- **THE REQUEST**: Scan the listing below and copy every line holding "this".
━━━ ENTRIES
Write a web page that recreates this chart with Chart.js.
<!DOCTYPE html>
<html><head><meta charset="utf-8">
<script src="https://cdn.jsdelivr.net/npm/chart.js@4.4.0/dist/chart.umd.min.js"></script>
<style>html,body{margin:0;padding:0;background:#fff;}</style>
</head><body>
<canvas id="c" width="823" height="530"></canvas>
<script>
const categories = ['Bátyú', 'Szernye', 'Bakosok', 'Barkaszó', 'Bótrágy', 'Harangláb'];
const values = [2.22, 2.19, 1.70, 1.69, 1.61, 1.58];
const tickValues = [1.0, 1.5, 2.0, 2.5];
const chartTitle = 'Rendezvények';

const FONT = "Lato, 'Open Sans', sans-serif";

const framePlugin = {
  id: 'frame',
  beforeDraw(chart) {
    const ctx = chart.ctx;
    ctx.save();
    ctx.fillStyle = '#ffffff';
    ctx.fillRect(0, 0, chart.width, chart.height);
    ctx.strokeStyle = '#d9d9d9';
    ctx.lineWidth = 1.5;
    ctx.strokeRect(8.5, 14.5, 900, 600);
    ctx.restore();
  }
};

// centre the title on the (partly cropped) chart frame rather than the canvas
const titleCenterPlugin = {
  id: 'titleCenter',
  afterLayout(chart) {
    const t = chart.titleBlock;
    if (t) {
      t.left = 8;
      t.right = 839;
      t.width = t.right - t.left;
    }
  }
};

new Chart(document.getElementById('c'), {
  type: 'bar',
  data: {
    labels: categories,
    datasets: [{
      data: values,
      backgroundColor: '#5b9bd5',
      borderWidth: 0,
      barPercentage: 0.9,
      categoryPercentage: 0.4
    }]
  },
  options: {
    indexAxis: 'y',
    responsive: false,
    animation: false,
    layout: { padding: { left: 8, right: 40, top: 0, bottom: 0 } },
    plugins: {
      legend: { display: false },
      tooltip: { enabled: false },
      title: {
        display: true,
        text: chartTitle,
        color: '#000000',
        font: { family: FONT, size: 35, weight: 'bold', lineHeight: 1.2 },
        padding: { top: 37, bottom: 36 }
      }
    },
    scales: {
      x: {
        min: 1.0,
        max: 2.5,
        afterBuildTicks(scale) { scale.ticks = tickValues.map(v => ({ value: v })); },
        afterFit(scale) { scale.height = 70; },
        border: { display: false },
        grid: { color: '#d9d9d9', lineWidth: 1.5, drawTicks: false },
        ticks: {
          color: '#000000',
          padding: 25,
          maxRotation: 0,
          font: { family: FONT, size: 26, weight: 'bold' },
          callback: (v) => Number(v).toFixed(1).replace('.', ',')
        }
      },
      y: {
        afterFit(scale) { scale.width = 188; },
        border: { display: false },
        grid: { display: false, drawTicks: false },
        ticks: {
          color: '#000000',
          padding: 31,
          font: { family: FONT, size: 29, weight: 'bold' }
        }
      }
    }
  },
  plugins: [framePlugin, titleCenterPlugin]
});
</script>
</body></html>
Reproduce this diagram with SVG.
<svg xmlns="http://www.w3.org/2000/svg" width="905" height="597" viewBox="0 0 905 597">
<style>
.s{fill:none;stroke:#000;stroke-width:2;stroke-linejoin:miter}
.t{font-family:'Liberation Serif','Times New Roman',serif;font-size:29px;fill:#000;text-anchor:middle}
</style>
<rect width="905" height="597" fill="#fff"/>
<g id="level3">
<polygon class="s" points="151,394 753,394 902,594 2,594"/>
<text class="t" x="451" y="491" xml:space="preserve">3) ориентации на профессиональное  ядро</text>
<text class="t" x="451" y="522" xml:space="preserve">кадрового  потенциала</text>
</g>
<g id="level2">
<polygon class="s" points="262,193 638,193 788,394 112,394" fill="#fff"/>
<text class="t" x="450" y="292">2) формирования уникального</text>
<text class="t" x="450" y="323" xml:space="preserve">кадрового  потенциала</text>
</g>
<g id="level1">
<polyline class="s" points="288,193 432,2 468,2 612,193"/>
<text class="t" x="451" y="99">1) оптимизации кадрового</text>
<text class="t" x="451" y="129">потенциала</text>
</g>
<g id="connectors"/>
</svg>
━━━━━━
━━━ ENTRIES
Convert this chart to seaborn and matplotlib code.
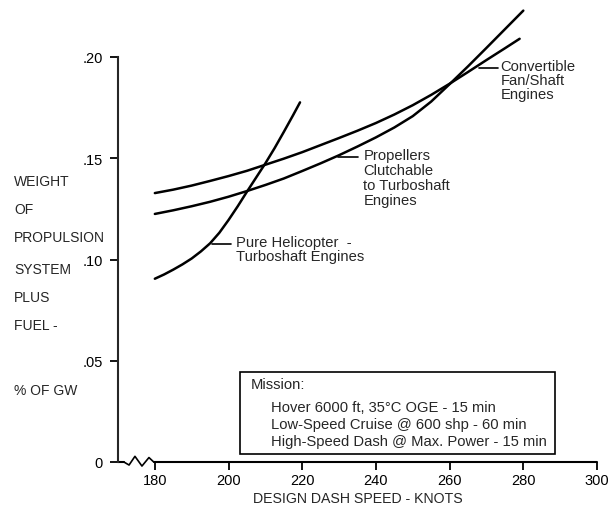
━━━━━━
- **EXERCISE RESULT**:
Write a web page that recreates this chart with Chart.js.
Reproduce this diagram with SVG.
Convert this chart to seaborn and matplotlib code.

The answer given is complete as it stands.